### DATA SHOWN:
+--

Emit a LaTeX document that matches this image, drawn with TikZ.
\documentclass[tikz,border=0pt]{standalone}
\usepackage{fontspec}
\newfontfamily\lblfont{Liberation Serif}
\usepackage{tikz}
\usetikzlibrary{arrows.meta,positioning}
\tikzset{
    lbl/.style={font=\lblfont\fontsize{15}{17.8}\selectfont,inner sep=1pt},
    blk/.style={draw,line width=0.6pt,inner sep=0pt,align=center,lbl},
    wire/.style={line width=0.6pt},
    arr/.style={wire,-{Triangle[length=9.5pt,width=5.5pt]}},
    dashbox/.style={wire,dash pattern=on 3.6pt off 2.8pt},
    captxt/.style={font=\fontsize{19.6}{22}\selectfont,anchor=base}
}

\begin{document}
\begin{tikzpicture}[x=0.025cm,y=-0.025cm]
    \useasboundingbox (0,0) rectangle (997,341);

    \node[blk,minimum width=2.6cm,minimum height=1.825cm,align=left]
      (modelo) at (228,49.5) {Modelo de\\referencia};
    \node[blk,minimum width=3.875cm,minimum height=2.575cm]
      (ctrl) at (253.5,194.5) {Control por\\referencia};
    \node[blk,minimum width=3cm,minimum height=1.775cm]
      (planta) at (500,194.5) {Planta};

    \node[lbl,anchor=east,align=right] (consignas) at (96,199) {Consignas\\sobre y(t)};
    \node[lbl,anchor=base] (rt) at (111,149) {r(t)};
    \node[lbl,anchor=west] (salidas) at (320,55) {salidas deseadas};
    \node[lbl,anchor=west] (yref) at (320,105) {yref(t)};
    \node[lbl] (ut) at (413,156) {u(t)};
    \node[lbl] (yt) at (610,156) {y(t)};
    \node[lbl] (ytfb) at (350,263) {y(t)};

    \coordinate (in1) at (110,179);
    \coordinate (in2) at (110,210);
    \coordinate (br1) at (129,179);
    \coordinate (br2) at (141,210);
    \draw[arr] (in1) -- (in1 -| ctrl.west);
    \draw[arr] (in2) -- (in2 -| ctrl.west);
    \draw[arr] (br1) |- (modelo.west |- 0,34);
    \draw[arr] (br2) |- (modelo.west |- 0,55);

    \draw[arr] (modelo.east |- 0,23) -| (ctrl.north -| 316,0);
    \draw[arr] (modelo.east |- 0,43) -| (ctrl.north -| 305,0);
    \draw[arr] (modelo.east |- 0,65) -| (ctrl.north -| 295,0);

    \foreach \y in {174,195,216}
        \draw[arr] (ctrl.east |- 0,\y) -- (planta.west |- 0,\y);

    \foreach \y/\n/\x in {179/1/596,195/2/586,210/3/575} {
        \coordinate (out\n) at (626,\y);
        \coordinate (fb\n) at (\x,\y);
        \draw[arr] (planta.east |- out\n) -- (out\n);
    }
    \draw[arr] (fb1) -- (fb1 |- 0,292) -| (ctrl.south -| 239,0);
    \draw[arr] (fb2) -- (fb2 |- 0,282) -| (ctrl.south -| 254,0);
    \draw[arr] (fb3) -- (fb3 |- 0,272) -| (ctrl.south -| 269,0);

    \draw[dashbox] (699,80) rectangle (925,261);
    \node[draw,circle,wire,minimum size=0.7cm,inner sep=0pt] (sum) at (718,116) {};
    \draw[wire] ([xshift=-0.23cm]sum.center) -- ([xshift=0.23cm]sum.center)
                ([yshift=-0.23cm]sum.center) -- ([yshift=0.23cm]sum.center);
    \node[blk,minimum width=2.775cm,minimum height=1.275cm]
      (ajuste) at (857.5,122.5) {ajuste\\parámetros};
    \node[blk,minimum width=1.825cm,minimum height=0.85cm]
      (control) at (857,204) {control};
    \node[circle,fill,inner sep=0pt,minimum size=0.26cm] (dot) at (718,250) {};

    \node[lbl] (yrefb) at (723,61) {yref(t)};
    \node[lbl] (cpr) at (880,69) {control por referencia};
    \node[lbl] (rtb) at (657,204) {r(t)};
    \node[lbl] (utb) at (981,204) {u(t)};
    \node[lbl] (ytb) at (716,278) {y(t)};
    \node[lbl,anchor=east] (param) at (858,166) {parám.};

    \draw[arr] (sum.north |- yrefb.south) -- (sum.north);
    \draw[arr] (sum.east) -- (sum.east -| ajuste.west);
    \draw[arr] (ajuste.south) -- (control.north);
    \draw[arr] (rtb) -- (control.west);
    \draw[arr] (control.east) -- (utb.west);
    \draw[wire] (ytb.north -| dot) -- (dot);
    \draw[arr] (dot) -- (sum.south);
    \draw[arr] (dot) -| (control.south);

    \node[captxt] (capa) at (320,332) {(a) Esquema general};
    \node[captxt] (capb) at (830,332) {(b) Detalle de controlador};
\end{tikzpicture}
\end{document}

+--

### STATED TASK:
Can you write out the lines above, from the first one through the one containing "(ytfb) at (350,263)", exactly as they appear and nothing more?

### RESULT OF THE EXERCISE:
Emit a LaTeX document that matches this image, drawn with TikZ.
\documentclass[tikz,border=0pt]{standalone}
\usepackage{fontspec}
\newfontfamily\lblfont{Liberation Serif}
\usepackage{tikz}
\usetikzlibrary{arrows.meta,positioning}
\tikzset{
    lbl/.style={font=\lblfont\fontsize{15}{17.8}\selectfont,inner sep=1pt},
    blk/.style={draw,line width=0.6pt,inner sep=0pt,align=center,lbl},
    wire/.style={line width=0.6pt},
    arr/.style={wire,-{Triangle[length=9.5pt,width=5.5pt]}},
    dashbox/.style={wire,dash pattern=on 3.6pt off 2.8pt},
    captxt/.style={font=\fontsize{19.6}{22}\selectfont,anchor=base}
}

\begin{document}
\begin{tikzpicture}[x=0.025cm,y=-0.025cm]
    \useasboundingbox (0,0) rectangle (997,341);

    \node[blk,minimum width=2.6cm,minimum height=1.825cm,align=left]
      (modelo) at (228,49.5) {Modelo de\\referencia};
    \node[blk,minimum width=3.875cm,minimum height=2.575cm]
      (ctrl) at (253.5,194.5) {Control por\\referencia};
    \node[blk,minimum width=3cm,minimum height=1.775cm]
      (planta) at (500,194.5) {Planta};

    \node[lbl,anchor=east,align=right] (consignas) at (96,199) {Consignas\\sobre y(t)};
    \node[lbl,anchor=base] (rt) at (111,149) {r(t)};
    \node[lbl,anchor=west] (salidas) at (320,55) {salidas deseadas};
    \node[lbl,anchor=west] (yref) at (320,105) {yref(t)};
    \node[lbl] (ut) at (413,156) {u(t)};
    \node[lbl] (yt) at (610,156) {y(t)};
    \node[lbl] (ytfb) at (350,263) {y(t)};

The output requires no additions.